>> START
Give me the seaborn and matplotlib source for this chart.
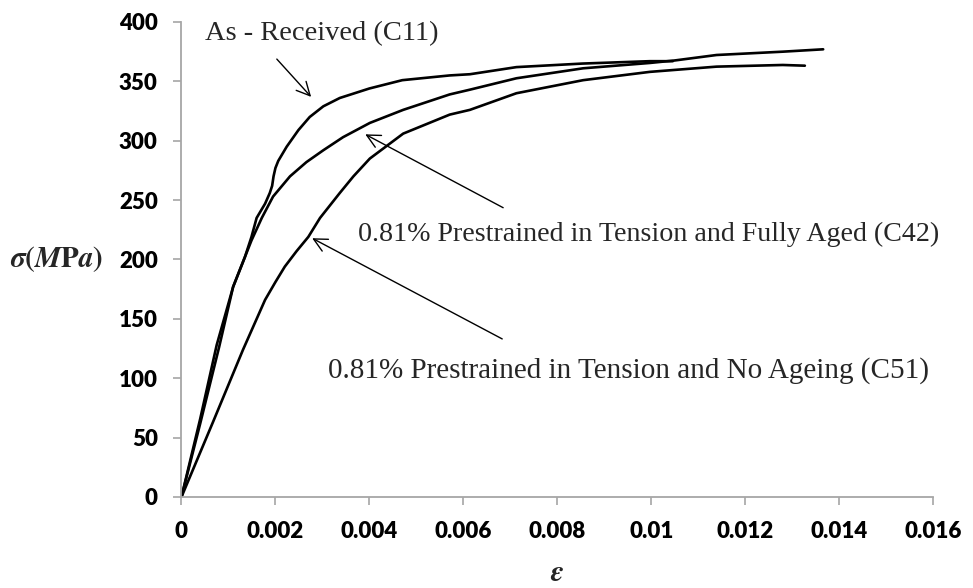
import numpy as np
import pandas as pd
import matplotlib
matplotlib.use("Agg")
import matplotlib.pyplot as plt
import seaborn as sns

# Stress-strain curves (strain, stress in MPa)
c11_strain = [0, 0.0004, 0.00075, 0.0011, 0.00135, 0.00149, 0.0016, 0.00178, 0.00188,
              0.00193, 0.00196, 0.002, 0.00206, 0.00224, 0.00249, 0.00273, 0.00302,
              0.00337, 0.004, 0.0047, 0.00571, 0.00614, 0.00713, 0.00854, 0.00997, 0.01046]
c11_stress = [0, 66, 128, 177, 202, 219, 235, 247, 256,
              262, 270, 277, 283, 295, 309, 320, 329,
              336, 344, 351, 355, 356, 362, 365, 367, 367]

c42_strain = [0, 0.0004, 0.0008, 0.0011, 0.00135, 0.00149, 0.00171, 0.00195, 0.00231,
              0.00266, 0.00302, 0.00344, 0.00401, 0.00472, 0.00571, 0.00614, 0.00713,
              0.00855, 0.00997, 0.0105, 0.01139, 0.0128, 0.01366]
c42_stress = [0, 62, 126, 177, 202, 216, 235, 253, 270,
              282, 292, 303, 315, 326, 339, 343, 352.6,
              361, 365.5, 367.6, 372.2, 375, 377]

c51_strain = [0, 0.00067, 0.00131, 0.00178, 0.002, 0.0022, 0.00245, 0.0027, 0.00295,
              0.00337, 0.00366, 0.00401, 0.00472, 0.00571, 0.00614, 0.00713, 0.00855,
              0.00997, 0.01139, 0.0128, 0.01327]
c51_stress = [0, 63, 124, 166, 181, 194, 207, 219, 235,
              256, 270, 285, 306, 322, 326, 340, 351,
              358, 362.4, 363.8, 363.2]

y_ticks = [0, 50, 100, 150, 200, 250, 300, 350, 400]
x_ticks = [0, 0.002, 0.004, 0.006, 0.008, 0.01, 0.012, 0.014, 0.016]

frames = []
for name, s, t in [("C11", c11_strain, c11_stress),
                   ("C42", c42_strain, c42_stress),
                   ("C51", c51_strain, c51_stress)]:
    frames.append(pd.DataFrame({"strain": s, "stress": t, "specimen": name}))
df = pd.concat(frames, ignore_index=True)

sns.set_theme(style="white")
plt.rcParams["mathtext.fontset"] = "stix"

fig = plt.figure(figsize=(9.73, 5.88), dpi=100)
ax = fig.add_axes([0.1865, 0.1548, 0.7725, 0.8078])

sns.lineplot(data=df, x="strain", y="stress", hue="specimen", units="specimen",
             estimator=None, sort=False, palette=["black"] * 3, legend=False,
             linewidth=1.9, ax=ax)

ax.set_xlim(0, 0.016)
ax.set_ylim(0, 400)
ax.set_xticks(x_ticks)
ax.set_yticks(y_ticks)
ax.set_xticklabels([f"{v:g}" for v in x_ticks])
ax.set_yticklabels([f"{v:g}" for v in y_ticks])

for lab in ax.get_xticklabels() + ax.get_yticklabels():
    lab.set_fontfamily(["Lato", "DejaVu Sans"])
    lab.set_fontweight("heavy")
    lab.set_fontsize(16)
    lab.set_color("black")

ax.tick_params(axis="both", which="major", direction="out", length=6, width=1.2,
               color="#a6a6a6", pad=11, bottom=True, left=True)
for side in ["top", "right"]:
    ax.spines[side].set_visible(False)
for side in ["left", "bottom"]:
    ax.spines[side].set_color("#a6a6a6")
    ax.spines[side].set_linewidth(1.3)

ax.set_xlabel(r"$\mathbfit{\varepsilon}$", fontsize=21)
ax.xaxis.set_label_coords(0.5, -0.176)
ax.xaxis.label.set_verticalalignment("baseline")
ax.set_ylabel(r"$\mathbfit{\sigma}\mathbf{(}\mathbfit{M}\mathbf{P}\mathbfit{a}\mathbf{)}$",
              fontsize=21, rotation=0)
ax.yaxis.set_label_coords(-0.104, 0.5)
ax.yaxis.label.set_horizontalalignment("right")
ax.yaxis.label.set_verticalalignment("center")

serif = ["Liberation Serif", "DejaVu Serif"]
arrow = dict(arrowstyle="->", color="black", lw=1.0, mutation_scale=24)

ax.text(0.0005, 384.8, "As - Received (C11)", fontfamily=serif, fontsize=20.5,
        va="baseline", ha="left")
ax.annotate("", xy=(0.0028, 335.2), xytext=(0.00199, 370.5), arrowprops=arrow)

ax.text(0.003755, 215.6, "0.81% Prestrained in Tension and Fully Aged (C42)",
        fontfamily=serif, fontsize=20.2, va="baseline", ha="left")
ax.annotate("", xy=(0.00386, 306.5), xytext=(0.0069, 242.5), arrowprops=arrow)

ax.text(0.00311, 100.2, "0.81% Prestrained in Tension and No Ageing (C51)",
        fontfamily=serif, fontsize=21, va="baseline", ha="left")
ax.annotate("", xy=(0.00273, 219), xytext=(0.00688, 132), arrowprops=arrow)

fig.savefig("out.png", dpi=100)
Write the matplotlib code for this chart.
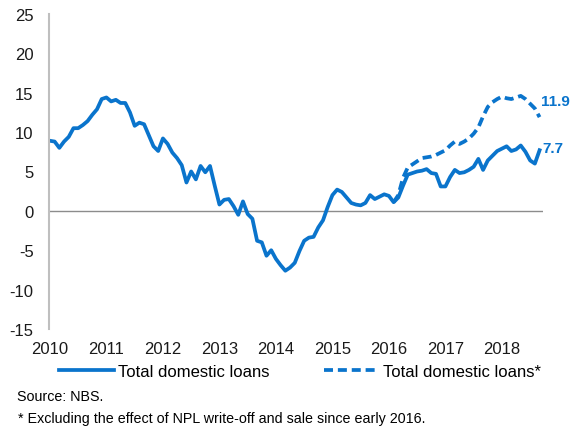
import numpy as np
import matplotlib
matplotlib.use("Agg")
import matplotlib.pyplot as plt

plt.rcParams['font.family'] = ['Liberation Sans', 'DejaVu Sans']
plt.rcParams['axes.unicode_minus'] = False

# monthly data, Jan 2010 - Sep 2018
loans = [8.9, 8.8, 8.0, 8.8, 9.4, 10.5, 10.5, 10.9, 11.4, 12.2, 12.9, 14.2,
         14.4, 13.9, 14.1, 13.7, 13.7, 12.5, 10.8, 11.2, 11.0, 9.6, 8.2, 7.6,
         9.2, 8.5, 7.4, 6.7, 5.8, 3.6, 5.0, 4.0, 5.7, 4.9, 5.7, 3.2,
         0.8, 1.4, 1.5, 0.6, -0.5, 1.2, -0.4, -1.0, -3.8, -4.0, -5.7, -5.0,
         -6.1, -6.9, -7.6, -7.2, -6.6, -5.1, -3.8, -3.4, -3.3, -2.1, -1.2, 0.5,
         2.0, 2.7, 2.4, 1.7, 1.0, 0.8, 0.7, 1.0, 2.0, 1.5, 1.8, 2.1,
         1.9, 1.1, 1.7, 3.2, 4.6, 4.8, 5.0, 5.1, 5.3, 4.8, 4.7, 3.1,
         3.1, 4.3, 5.2, 4.8, 4.9, 5.2, 5.6, 6.6, 5.2, 6.4, 7.0, 7.6,
         7.9, 8.2, 7.6, 7.8, 8.3, 7.5, 6.4, 6.0, 7.7]

# adjusted series, Feb 2016 - Sep 2018
loans_adj = [1.1, 2.0, 4.2, 5.5, 5.9, 6.3, 6.7, 6.8, 6.9, 7.1, 7.4,
             7.7, 8.3, 8.8, 8.5, 8.8, 9.2, 9.8, 10.6, 12.0, 13.2, 13.8, 14.2,
             14.5, 14.3, 14.2, 14.4, 14.6, 14.2, 13.6, 13.0, 11.9]

years = ['2010', '2011', '2012', '2013', '2014', '2015', '2016', '2017', '2018']

blue = '#0A74CC'

x = np.arange(len(loans))
x_adj = np.arange(len(loans) - len(loans_adj), len(loans))

fig = plt.figure(figsize=(5.79, 4.27), dpi=100)
ax = fig.add_axes([0.0846, 0.2272, 0.853, 0.7377])

ax.plot(x, loans, color=blue, lw=2.7, label='Total domestic loans', solid_joinstyle='round')
ax.plot(x_adj, loans_adj, color=blue, lw=2.7, ls=(0, (2.4, 1.3)), label='Total domestic loans*')
ax.axhline(0, color='#8C8C8C', lw=1, zorder=0)

ax.text(x[-1] + 0.5, loans[-1] + 0.3, '%.1f' % loans[-1], color=blue,
        fontsize=11, fontweight='bold', va='center', ha='left')
ax.text(x_adj[-1] + 0.2, loans_adj[-1] + 2.0, '%.1f' % loans_adj[-1], color=blue,
        fontsize=11, fontweight='bold', va='center', ha='left')

ax.set_xlim(-0.2, 104.7)
ax.set_ylim(-15, 25)
ax.set_yticks(range(-15, 26, 5))
ax.set_xticks(np.arange(len(years)) * 12)
ax.set_xticklabels(years)
ax.tick_params(axis='both', length=0, labelsize=12, colors='#1a1a1a')
ax.tick_params(axis='y', pad=11)
ax.tick_params(axis='x', pad=9)

for s in ['top', 'right', 'bottom']:
    ax.spines[s].set_visible(False)
ax.spines['left'].set_color('#BFBFBF')
ax.spines['left'].set_linewidth(1.5)

fig.legend(loc='center', bbox_to_anchor=(0.518, 0.127), ncol=2, frameon=False,
           fontsize=12, handlelength=3.3, handletextpad=0.25, columnspacing=3.3)

fig.text(0.029, 0.07, 'Source: NBS.', fontsize=10.3, va='center')
fig.text(0.031, 0.018, '* Excluding the effect of NPL write-off and sale since early 2016.',
         fontsize=10.3, va='center')

fig.savefig('out.png', dpi=100)
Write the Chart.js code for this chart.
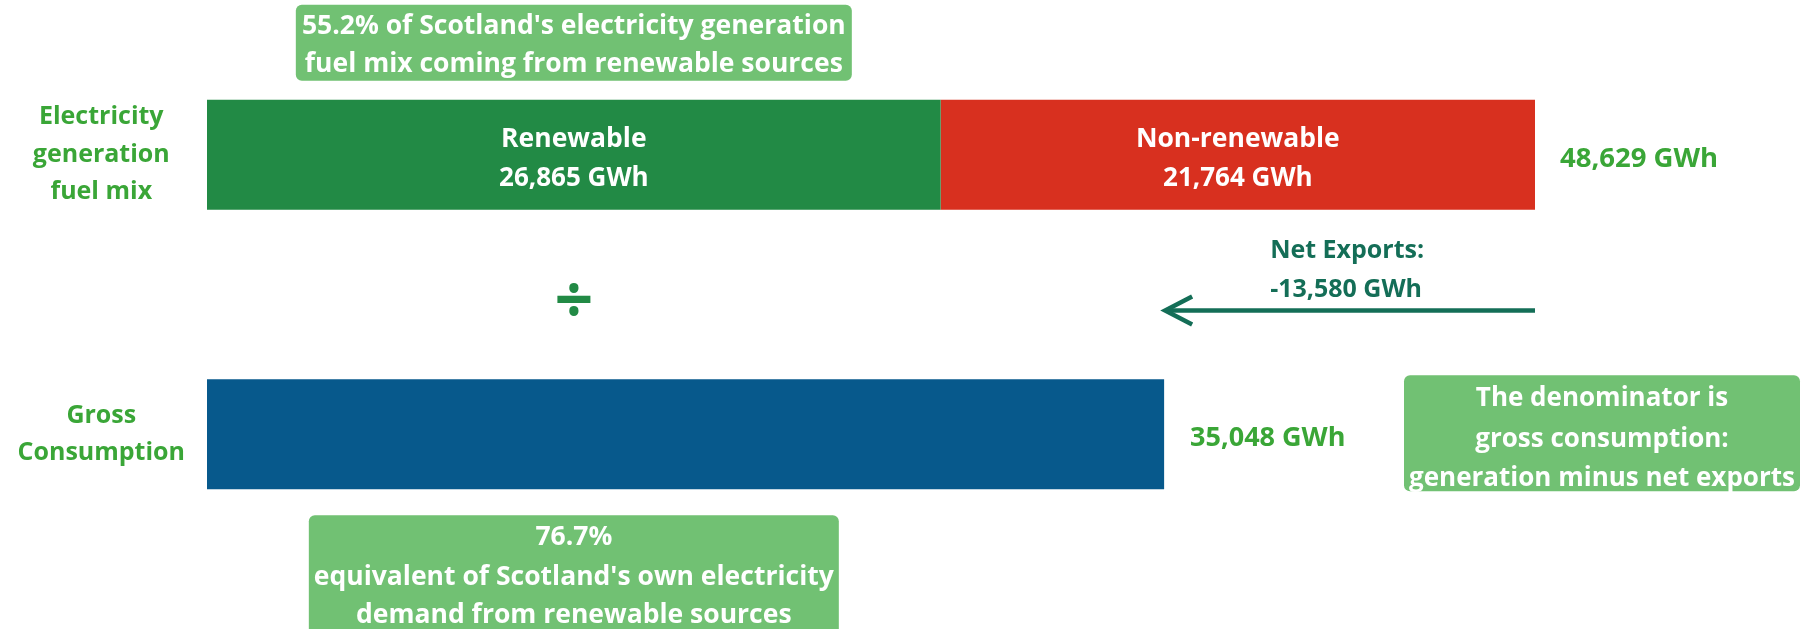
>> END
**Task description**
Working from the entries above, reproduce exactly and only the lines beginning with the line that has "Write the matplotlib code for this chart." and ending with the line that has "plt.rcParams['axes.unicode_minus'] = False"; omit all pictures.

**Result**
Write the matplotlib code for this chart.
import numpy as np
import matplotlib
matplotlib.use("Agg")
import matplotlib.pyplot as plt

plt.rcParams['font.family'] = ['Liberation Sans', 'DejaVu Sans']
plt.rcParams['axes.unicode_minus'] = False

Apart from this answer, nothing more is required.